Each mark is always a step to the next mark; there are marks that will keep recurring. But it’s not to say that the marks themselves function as an ‘A’, or ‘B’ but rather referential signs that could move from an ‘x’ to an ‘f’ to ‘q’ back to ‘h’. Mokoena finds this creative approach suits abstraction. 

Pebofatso drawing acetate registration to mark out the next layer. 

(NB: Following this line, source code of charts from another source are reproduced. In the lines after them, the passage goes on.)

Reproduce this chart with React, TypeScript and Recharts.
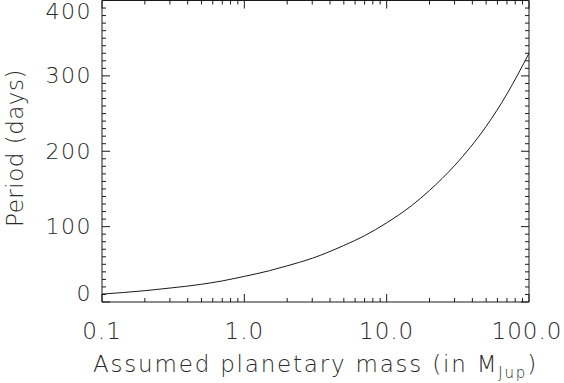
import React from 'react';
import { LineChart, Line, XAxis, YAxis, ReferenceArea } from 'recharts';

// Data
const massJup = [0.1, 0.2, 0.3, 0.5, 0.7, 1, 1.5, 2, 3, 5, 7, 10, 15, 20, 30, 50, 70, 100];
const periodDays = [10.5, 15, 18.5, 23.5, 28, 34, 41.5, 48, 58, 75, 88, 105, 128, 148, 181, 233, 276, 330];

const xMajorTicks = [0.1, 1, 10, 100];
const xTickLabels = ['0.1', '1.0', '10.0', '100.0'];
const xMinorTicks = [0.2, 0.3, 0.4, 0.5, 0.6, 0.7, 0.8, 0.9, 2, 3, 4, 5, 6, 7, 8, 9, 20, 30, 40, 50, 60, 70, 80, 90];
const yMajorTicks = [0, 100, 200, 300, 400];
const yTickLabels = ['0', '100', '200', '300', '400'];
const yMinorTicks = [10, 20, 30, 40, 50, 60, 70, 80, 90, 110, 120, 130, 140, 150, 160, 170, 180, 190,
  210, 220, 230, 240, 250, 260, 270, 280, 290, 310, 320, 330, 340, 350, 360, 370, 380, 390];

const xTitle = 'Assumed planetary mass (in M';
const xTitleSub = 'Jup';
const yTitle = 'Period (days)';

const data = massJup.map((m, i) => ({ m, p: periodDays[i] }));

const W = 564;
const H = 383;
const Y_AXIS_W = 102;
const X_AXIS_H = 81;
const MARGIN = { top: 0.5, right: 35, bottom: 0, left: 0 };
const PLOT_TOP = MARGIN.top;
const PLOT_LEFT = Y_AXIS_W;
const PLOT_RIGHT = W - MARGIN.right;
const PLOT_BOTTOM = H - X_AXIS_H;

const INK = '#1a1a1a';
const TEXT = '#2a2a2a';
const FONT = '"DejaVu Sans", sans-serif';
const FW = 200;
const FS = 23;

const near = (a: number, b: number) => Math.abs(a - b) < 1e-9 * Math.max(1, Math.abs(b));

const XTick = (props: any) => {
  const { x, y, payload } = props;
  const v = payload.value;
  const idx = xMajorTicks.findIndex((t) => near(t, v));
  const major = idx >= 0;
  const len = major ? 8 : 4;
  return (
    <g>
      <line x1={x} y1={y} x2={x} y2={y - len} stroke={INK} strokeWidth={1} />
      <line x1={x} y1={PLOT_TOP} x2={x} y2={PLOT_TOP + len} stroke={INK} strokeWidth={1} />
      {major && (
        <text x={idx === xMajorTicks.length - 1 ? x - 2 : x} y={y + 29} textAnchor="middle" dominantBaseline="central"
          fontFamily={FONT} fontWeight={FW} fontSize={FS} letterSpacing={1} fill={TEXT}>
          {xTickLabels[idx]}
        </text>
      )}
    </g>
  );
};

const YTick = (props: any) => {
  const { x, y, payload } = props;
  const v = payload.value;
  const idx = yMajorTicks.findIndex((t) => near(t, v));
  const major = idx >= 0;
  const len = major ? 8 : 4;
  const ly = Math.min(Math.max(y, PLOT_TOP + 11), PLOT_BOTTOM - 9);
  return (
    <g>
      <line x1={x} y1={y} x2={x + len} y2={y} stroke={INK} strokeWidth={1} />
      <line x1={PLOT_RIGHT} y1={y} x2={PLOT_RIGHT - len} y2={y} stroke={INK} strokeWidth={1} />
      {major && (
        <text x={x - 10} y={ly} textAnchor="end" dominantBaseline="central"
          fontFamily={FONT} fontWeight={FW} fontSize={FS - 1} letterSpacing={1.5} fill={TEXT}>
          {yTickLabels[idx]}
        </text>
      )}
    </g>
  );
};

export default function App() {
  return (
    <div style={{ position: 'absolute', left: 0, top: 0, width: W, height: H, background: '#fff' }}>
      <LineChart width={W} height={H} data={data} margin={MARGIN}>
        <XAxis
          dataKey="m"
          type="number"
          scale="log"
          domain={[0.1, 100]}
          allowDataOverflow
          ticks={[...xMajorTicks, ...xMinorTicks]}
          interval={0}
          tick={<XTick />}
          tickLine={false}
          tickSize={0}
          tickMargin={0}
          height={X_AXIS_H}
          axisLine={false}
        />
        <YAxis
          type="number"
          domain={[0, 400]}
          allowDataOverflow
          ticks={[...yMajorTicks, ...yMinorTicks]}
          interval={0}
          tick={<YTick />}
          tickLine={false}
          tickSize={0}
          tickMargin={0}
          width={Y_AXIS_W}
          axisLine={false}
        />
        <ReferenceArea x1={0.1} x2={100} y1={0} y2={400} fill="none" fillOpacity={0}
          stroke={INK} strokeWidth={1} ifOverflow="visible" />
        <Line dataKey="p" type="monotone" stroke={INK} strokeWidth={1} dot={false}
          isAnimationActive={false} />
      </LineChart>
      <svg width={W} height={H} style={{ position: 'absolute', left: 0, top: 0, pointerEvents: 'none' }}>
        <text x={(PLOT_LEFT + PLOT_RIGHT) / 2} y={372} textAnchor="middle" fontFamily={FONT}
          fontWeight={FW} fontSize={FS} letterSpacing={1.8} fill={TEXT}>
          {xTitle}
          <tspan fontSize={15} dy={6}>{xTitleSub}</tspan>
          <tspan dy={-6}>)</tspan>
        </text>
        <text x={0} y={0} transform={`translate(15, 148) rotate(-90)`} textAnchor="middle"
          dominantBaseline="central" fontFamily={FONT} fontWeight={FW} fontSize={FS}
          letterSpacing={0.5} fill={TEXT}>
          {yTitle}
        </text>
      </svg>
    </div>
  );
}
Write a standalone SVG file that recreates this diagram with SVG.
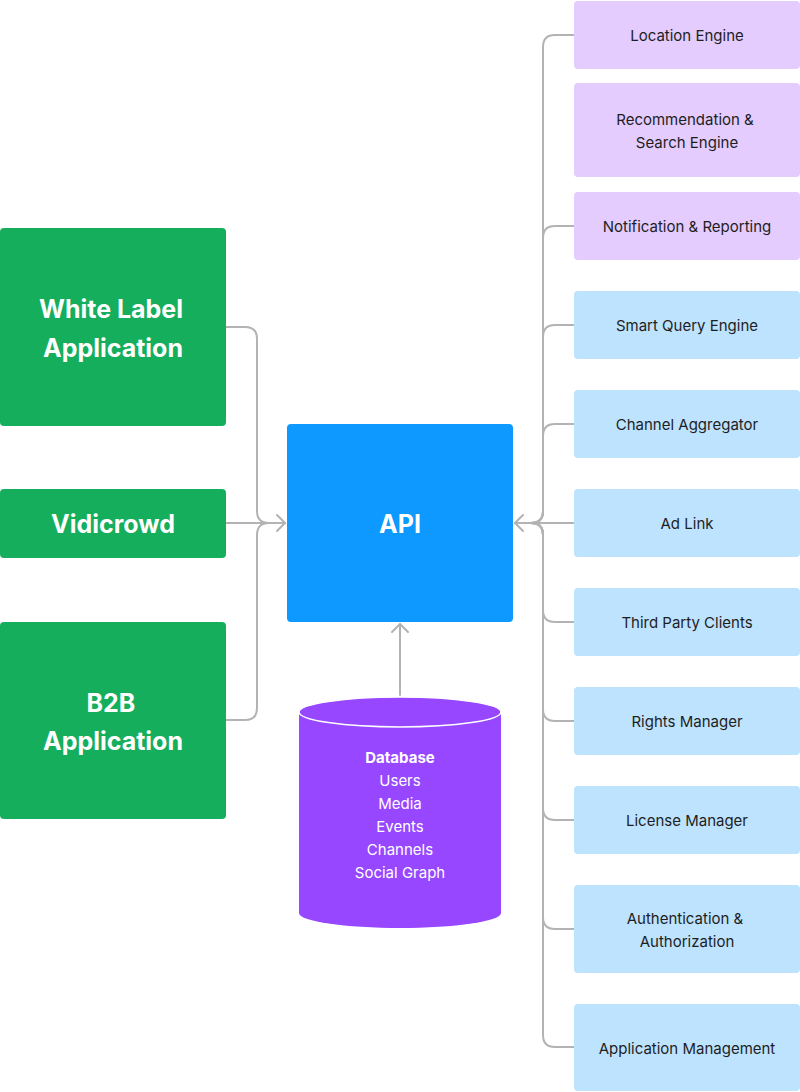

Diamond Dust Apostrophes (on show July 2025, Johannesburg) serves as a testament to his ever-evolving practice in conjunction with the residency-based travels that enrich and continuously challenge his worldviews. Through numerous notes and sketchbooks, Mokoena aims to map out his brain and ultimately his thoughts for the world to see. These thoughts often present themselves in different ways, often requiring the impulse to incorporate as many printmaking disciplines into the work as possible such as monotype, pronto lithography, silkscreen, aquatint etching, chine colle, collage as well as hand manipulation with woodies and watercolour. 

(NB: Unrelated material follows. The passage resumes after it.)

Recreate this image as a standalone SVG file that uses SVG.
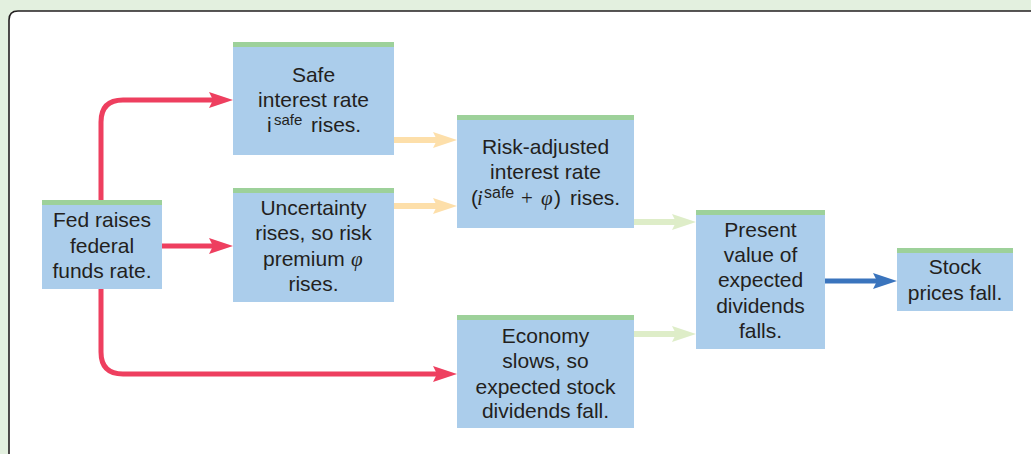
<svg xmlns="http://www.w3.org/2000/svg" width="1031" height="454" viewBox="0 0 1031 454">
<defs>
<style>
.box{fill:#abcdeb}
.strip{fill:#9dd19a}
.t{font-family:"Liberation Sans",Arial,sans-serif;font-size:21px;fill:#231f20;text-anchor:middle}
.ts{font-family:"Liberation Sans",Arial,sans-serif;font-size:21px;fill:#231f20}
.m{font-family:"Liberation Serif","Times New Roman",serif;font-style:italic}
.red{fill:none;stroke:#ee3f5f;stroke-width:5}
.orange{fill:none;stroke:#fddfaa;stroke-width:6}
.lg{fill:none;stroke:#deedc8;stroke-width:6}
.blue{fill:none;stroke:#3a74bd;stroke-width:5}
</style>
<marker id="hRed" viewBox="0 0 24 16" refX="4" refY="8" markerWidth="24" markerHeight="16" markerUnits="userSpaceOnUse" orient="auto"><path d="M0,0 L24,8 L0,16 L4,8 Z" fill="#ee3f5f"/></marker>
<marker id="hOrange" viewBox="0 0 24 16" refX="4" refY="8" markerWidth="24" markerHeight="16" markerUnits="userSpaceOnUse" orient="auto"><path d="M0,0 L24,8 L0,16 L4,8 Z" fill="#fddfaa"/></marker>
<marker id="hLg" viewBox="0 0 24 16" refX="4" refY="8" markerWidth="24" markerHeight="16" markerUnits="userSpaceOnUse" orient="auto"><path d="M0,0 L24,8 L0,16 L4,8 Z" fill="#deedc8"/></marker>
<marker id="hBlue" viewBox="0 0 24 16" refX="4" refY="8" markerWidth="24" markerHeight="16" markerUnits="userSpaceOnUse" orient="auto"><path d="M0,0 L24,8 L0,16 L4,8 Z" fill="#3a74bd"/></marker>
</defs>
<rect x="0" y="0" width="1031" height="454" fill="#e3f0df"/>
<path d="M9,455 V20 Q9,11 18,11 H1032 V455 Z" fill="#ffffff" stroke="#231f20" stroke-width="1.6"/>

<g id="connectors">
<path class="red" d="M101,200 V122 Q101,100 123,100 H213" marker-end="url(#hRed)"/>
<path class="red" d="M162,246 H213" marker-end="url(#hRed)"/>
<path class="red" d="M101,289 V352 Q101,374 123,374 H437" marker-end="url(#hRed)"/>
<path class="orange" d="M394,140 H437" marker-end="url(#hOrange)"/>
<path class="orange" d="M394,206 H437" marker-end="url(#hOrange)"/>
<path class="lg" d="M634,222 H676" marker-end="url(#hLg)"/>
<path class="lg" d="M634,334 H676" marker-end="url(#hLg)"/>
<path class="blue" d="M825,281 H877" marker-end="url(#hBlue)"/>
</g>

<g id="fed">
<rect class="box" x="42" y="200" width="120" height="89"/>
<rect class="strip" x="42" y="200" width="120" height="5"/>
<text class="t" x="102" y="227">Fed raises</text>
<text class="t" x="102" y="253">federal</text>
<text class="t" x="102" y="278">funds rate.</text>
</g>

<g id="safe">
<rect class="box" x="233" y="42" width="161" height="113"/>
<rect class="strip" x="233" y="42" width="161" height="5"/>
<text class="t" x="313.5" y="82">Safe</text>
<text class="t" x="313.5" y="107">interest rate</text>
<text class="ts" x="267" y="132">i<tspan x="274" y="125" font-size="15">safe</tspan><tspan x="311" y="132">rises.</tspan></text>
</g>

<g id="uncertainty">
<rect class="box" x="233" y="188" width="161" height="114"/>
<rect class="strip" x="233" y="188" width="161" height="5"/>
<text class="t" x="313.5" y="215">Uncertainty</text>
<text class="t" x="313.5" y="240">rises, so risk</text>
<text class="ts" x="263" y="266">premium<tspan class="m" x="351" y="266">φ</tspan></text>
<text class="t" x="313.5" y="291">rises.</text>
</g>

<g id="riskadjusted">
<rect class="box" x="457" y="115" width="177" height="113"/>
<rect class="strip" x="457" y="115" width="177" height="5"/>
<text class="t" x="545.5" y="154">Risk-adjusted</text>
<text class="t" x="545.5" y="179">interest rate</text>
<text class="ts" x="471" y="205">(<tspan class="m" x="477">i</tspan><tspan x="484" y="198" font-size="16">safe</tspan><tspan x="521" y="205" font-family="Liberation Serif">+</tspan><tspan class="m" x="541">φ</tspan><tspan x="554">)</tspan><tspan x="570">rises.</tspan></text>
</g>

<g id="economy">
<rect class="box" x="457" y="315" width="177" height="113"/>
<rect class="strip" x="457" y="315" width="177" height="5"/>
<text class="t" x="545.5" y="343">Economy</text>
<text class="t" x="545.5" y="368">slows, so</text>
<text class="t" x="545.5" y="394">expected stock</text>
<text class="t" x="545.5" y="418">dividends fall.</text>
</g>

<g id="presentvalue">
<rect class="box" x="696" y="210" width="129" height="139"/>
<rect class="strip" x="696" y="210" width="129" height="5"/>
<text class="t" x="760.5" y="237">Present</text>
<text class="t" x="760.5" y="262">value of</text>
<text class="t" x="760.5" y="287">expected</text>
<text class="t" x="760.5" y="313">dividends</text>
<text class="t" x="760.5" y="338">falls.</text>
</g>

<g id="stock">
<rect class="box" x="897" y="248" width="116" height="63"/>
<rect class="strip" x="897" y="248" width="116" height="5"/>
<text class="t" x="955" y="274">Stock</text>
<text class="t" x="955" y="300">prices fall.</text>
</g>
</svg>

Pebofatso applying tape unto the matrix to mark out the second monotype layer to be added. 
Sbongiseni printing Pebo's second layer unto the print.
Pebofatso adding collage and hand drawn elements to finalise the print. 

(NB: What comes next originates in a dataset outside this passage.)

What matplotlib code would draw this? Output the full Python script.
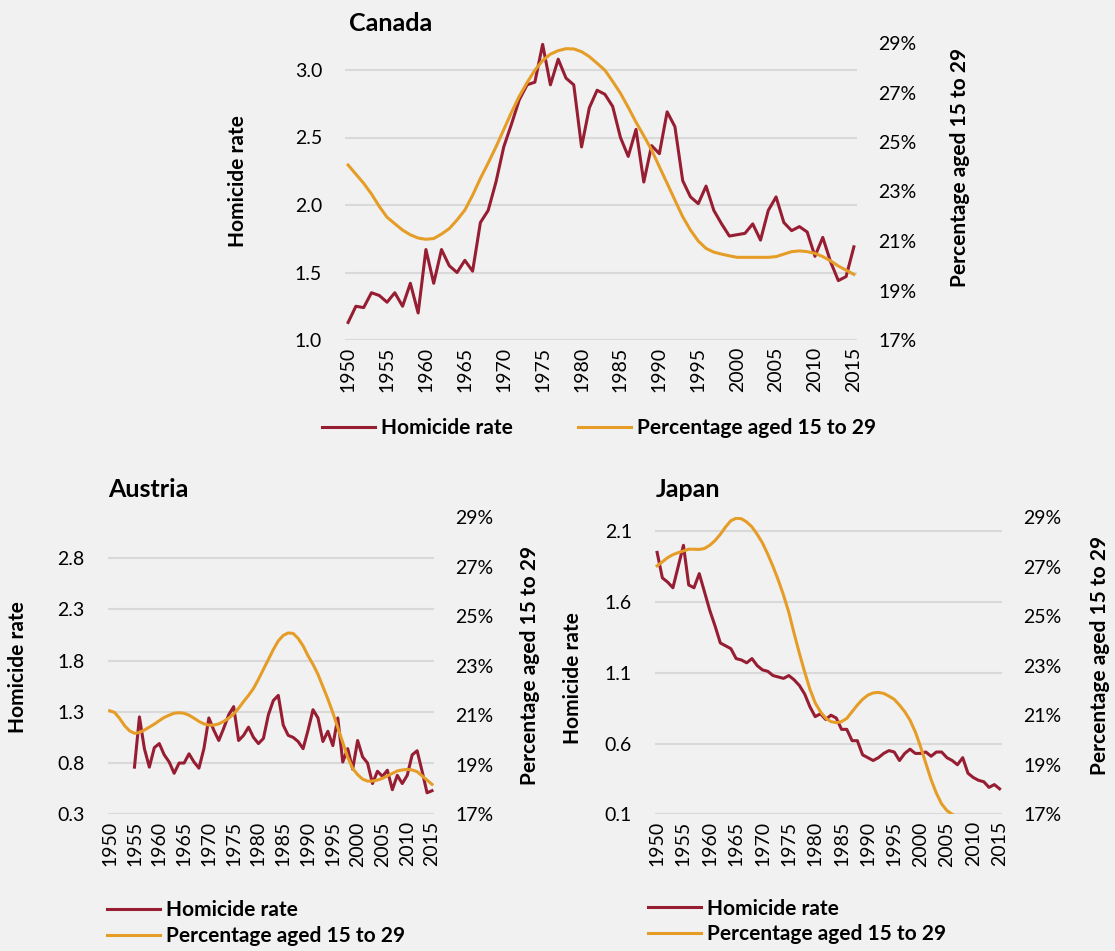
import numpy as np
import matplotlib.pyplot as plt
from matplotlib.ticker import FuncFormatter

plt.rcParams['font.family'] = ['Lato', 'DejaVu Sans']

years = np.arange(1950, 2016)

# Canada
canada_homicide = [
    1.13, 1.25, 1.24, 1.35, 1.33, 1.28, 1.35, 1.25, 1.42, 1.20,
    1.67, 1.42, 1.67, 1.55, 1.50, 1.59, 1.51, 1.87, 1.96, 2.17,
    2.43, 2.60, 2.78, 2.89, 2.91, 3.19, 2.89, 3.08, 2.94, 2.89,
    2.43, 2.72, 2.85, 2.82, 2.73, 2.50, 2.36, 2.56, 2.17, 2.44,
    2.38, 2.69, 2.58, 2.18, 2.06, 2.01, 2.14, 1.96, 1.86, 1.77,
    1.78, 1.79, 1.86, 1.74, 1.96, 2.06, 1.87, 1.81, 1.84, 1.80,
    1.62, 1.76, 1.58, 1.44, 1.47, 1.69]
canada_pct = [
    24.07, 23.70, 23.33, 22.90, 22.40, 21.96, 21.70, 21.44, 21.25, 21.12,
    21.07, 21.10, 21.28, 21.50, 21.85, 22.25, 22.85, 23.53, 24.15, 24.80,
    25.50, 26.20, 26.85, 27.40, 27.90, 28.29, 28.55, 28.69, 28.77, 28.76,
    28.65, 28.45, 28.18, 27.90, 27.45, 26.97, 26.40, 25.80, 25.25, 24.68,
    24.00, 23.33, 22.65, 21.98, 21.44, 21.00, 20.70, 20.55, 20.47, 20.40,
    20.34, 20.34, 20.34, 20.34, 20.34, 20.37, 20.47, 20.57, 20.60, 20.57,
    20.50, 20.37, 20.20, 19.99, 19.82, 19.65]

# Austria (homicide series starts in 1955)
austria_homicide = [
    np.nan, np.nan, np.nan, np.nan, np.nan, 0.76, 1.25, 0.94, 0.76, 0.95,
    0.99, 0.88, 0.81, 0.70, 0.80, 0.80, 0.89, 0.81, 0.75, 0.94,
    1.24, 1.12, 1.02, 1.14, 1.27, 1.35, 1.02, 1.07, 1.15, 1.05,
    0.99, 1.04, 1.27, 1.41, 1.46, 1.17, 1.07, 1.05, 1.01, 0.94,
    1.12, 1.32, 1.24, 1.01, 1.11, 0.97, 1.24, 0.81, 0.94, 0.74,
    1.02, 0.86, 0.80, 0.60, 0.72, 0.67, 0.73, 0.54, 0.68, 0.60,
    0.68, 0.88, 0.92, 0.72, 0.51, 0.53]
austria_pct = [
    21.18, 21.11, 20.87, 20.58, 20.37, 20.27, 20.30, 20.40, 20.52, 20.64,
    20.78, 20.91, 21.00, 21.08, 21.10, 21.08, 21.00, 20.88, 20.75, 20.65,
    20.60, 20.60, 20.65, 20.75, 20.88, 21.05, 21.28, 21.55, 21.80, 22.08,
    22.45, 22.85, 23.25, 23.65, 24.00, 24.22, 24.32, 24.30, 24.10, 23.80,
    23.40, 23.05, 22.65, 22.15, 21.65, 21.10, 20.50, 19.90, 19.30, 18.85,
    18.60, 18.42, 18.34, 18.34, 18.38, 18.45, 18.55, 18.65, 18.75, 18.79,
    18.81, 18.79, 18.72, 18.55, 18.38, 18.21]

# Japan
japan_homicide = [
    1.95, 1.77, 1.74, 1.70, 1.85, 2.00, 1.72, 1.70, 1.80, 1.67,
    1.54, 1.43, 1.31, 1.29, 1.27, 1.20, 1.19, 1.17, 1.20, 1.15,
    1.12, 1.11, 1.08, 1.07, 1.06, 1.08, 1.05, 1.01, 0.95, 0.86,
    0.79, 0.81, 0.77, 0.80, 0.78, 0.70, 0.70, 0.62, 0.62, 0.52,
    0.50, 0.48, 0.50, 0.53, 0.55, 0.54, 0.48, 0.53, 0.56, 0.53,
    0.53, 0.54, 0.51, 0.54, 0.54, 0.50, 0.48, 0.45, 0.50, 0.39,
    0.36, 0.34, 0.33, 0.29, 0.31, 0.28]
japan_pct = [
    27.03, 27.19, 27.36, 27.48, 27.56, 27.63, 27.70, 27.70, 27.69, 27.73,
    27.86, 28.05, 28.30, 28.60, 28.85, 28.95, 28.93, 28.80, 28.60, 28.30,
    27.95, 27.50, 27.00, 26.45, 25.84, 25.15, 24.30, 23.50, 22.75, 22.05,
    21.50, 21.14, 20.88, 20.74, 20.70, 20.74, 20.87, 21.14, 21.41, 21.64,
    21.81, 21.90, 21.92, 21.88, 21.77, 21.64, 21.41, 21.14, 20.80, 20.33,
    19.73, 19.06, 18.40, 17.85, 17.42, 17.15, 17.00, 16.90, 16.80, 16.70,
    16.60, 16.50, 16.40, 16.30, 16.20, 16.10]

RED = '#971D32'
ORANGE = '#E59D27'
BG = '#F1F1F1'
W, H = 1115, 951

fig = plt.figure(figsize=(11.15, 9.51), dpi=100, facecolor=BG)


def box(l, r, t, b):
    return [l / W, 1 - b / H, (r - l) / W, (b - t) / H]


def panel(rect, hom, pct, ylo, yhi, yticks):
    ax = fig.add_axes(rect)
    ax.set_facecolor(BG)
    for s in ax.spines.values():
        s.set_visible(False)
    ax.set_xlim(1949.6, 2015.4)
    ax.set_ylim(ylo, yhi)
    ax.set_yticks(yticks)
    ax.set_yticklabels([f'{v:.1f}' for v in yticks])
    ax.yaxis.grid(True, color='#D9D9D9', lw=1.5)
    ax.set_axisbelow(True)
    ax.set_xticks(range(1950, 2016, 5))
    ax.tick_params(length=0, labelsize=14)
    ax.tick_params(axis='x', labelrotation=90, pad=5)
    ax.tick_params(axis='y', pad=16.5)

    ax2 = ax.twinx()
    for s in ax2.spines.values():
        s.set_visible(False)
    ax2.set_ylim(17, 29)
    ax2.set_yticks(range(17, 30, 2))
    ax2.yaxis.set_major_formatter(FuncFormatter(lambda v, p: f'{v:.0f}%'))
    ax2.tick_params(length=0, labelsize=14, pad=15.5)

    l1, = ax.plot(years, hom, color=RED, lw=2.2)
    l2, = ax2.plot(years, pct, color=ORANGE, lw=2.2)
    return l1, l2


labels = ['Homicide rate', 'Percentage aged 15 to 29']
bold = dict(weight='bold', size=15)

# Canada
h = panel(box(345, 857, 43, 340), canada_homicide, canada_pct, 1.0, 3.2,
          [1.0, 1.5, 2.0, 2.5, 3.0])
fig.text(349 / W, 1 - 31 / H, 'Canada', fontsize=18, weight='bold', va='baseline')
fig.text(238 / W, 1 - 181 / H, 'Homicide rate', rotation=90, ha='center', va='center', **bold)
fig.text(960 / W, 1 - 167 / H, 'Percentage aged 15 to 29', rotation=90, ha='center', va='center', **bold)
fig.legend(h, labels, loc='center left', bbox_to_anchor=(322 / W, 1 - 428 / H), ncol=2,
           frameon=False, handlelength=2.55, handletextpad=0.3, columnspacing=3.1,
           borderpad=0, borderaxespad=0, prop=bold)

# Austria
h = panel(box(107.7, 434, 517, 814.3), austria_homicide, austria_pct, 0.3, 3.2,
          [0.3, 0.8, 1.3, 1.8, 2.3, 2.8])
fig.text(108 / W, 1 - 497 / H, 'Austria', fontsize=18, weight='bold', va='baseline')
fig.text(18 / W, 1 - 667 / H, 'Homicide rate', rotation=90, ha='center', va='center', **bold)
fig.text(530 / W, 1 - 665 / H, 'Percentage aged 15 to 29', rotation=90, ha='center', va='center', **bold)
fig.legend(h, labels, loc='center left', bbox_to_anchor=(106.7 / W, 1 - 923.3 / H), ncol=1,
           frameon=False, handlelength=2.55, handletextpad=0.3, labelspacing=0.28,
           borderpad=0, borderaxespad=0, prop=bold)

# Japan
h = panel(box(655, 1001.7, 517, 814.3), japan_homicide, japan_pct, 0.1, 2.2,
          [0.1, 0.6, 1.1, 1.6, 2.1])
fig.text(656 / W, 1 - 497 / H, 'Japan', fontsize=18, weight='bold', va='baseline')
fig.text(573 / W, 1 - 678 / H, 'Homicide rate', rotation=90, ha='center', va='center', **bold)
fig.text(1100 / W, 1 - 655 / H, 'Percentage aged 15 to 29', rotation=90, ha='center', va='center', **bold)
fig.legend(h, labels, loc='center left', bbox_to_anchor=(648 / W, 1 - 921.5 / H), ncol=1,
           frameon=False, handlelength=2.55, handletextpad=0.3, labelspacing=0.28,
           borderpad=0, borderaxespad=0, prop=bold)

fig.savefig('out.png', dpi=100, facecolor=BG)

Over the years Mokoena has both independently and in collaboration with the David Krut Workshop continuously developed his practice such that he disguises and smuggles his politics into his compositions with ease. In doing so, the frameworks and compositions of both his prints and paintings exist as layers of code whereby Mokoena functions not only as the artist but also as a living Rosetta stone. This mantle reveals itself with a challenging realisation for Mokoena, that the viewer might never really “get” what he’s trying to say immediately, in which he hopes to bring the viewer along for the ride, for as long as possible, until both he and the viewer are not only speaking the same family of languages but seeing the world beyond the same abstract gaze. 

Pebofatso installing his for solo show at the David Krut 151 gallery. 

It’s been said that in the arts absurdity and abstraction go hand in hand. Mokoena’s take on the abstract in this body of work offers the viewer handmade marks that bare striking resemblances to the kinetic energies of spaces and the bodies which inhabit them – and thus, those energies function as intermingling responses to the geopolitical mappings of our lived environment. 

Title: The Imaginations of Sand, 2025. unique work. Oil based Monotype with pronto lithography, collage and hand work. Hanhamuhle Natural 300 gsm, Tosa Washi. 46.7 x 61.4 cm.  
Sbongiseni and Pebo discussing cropping.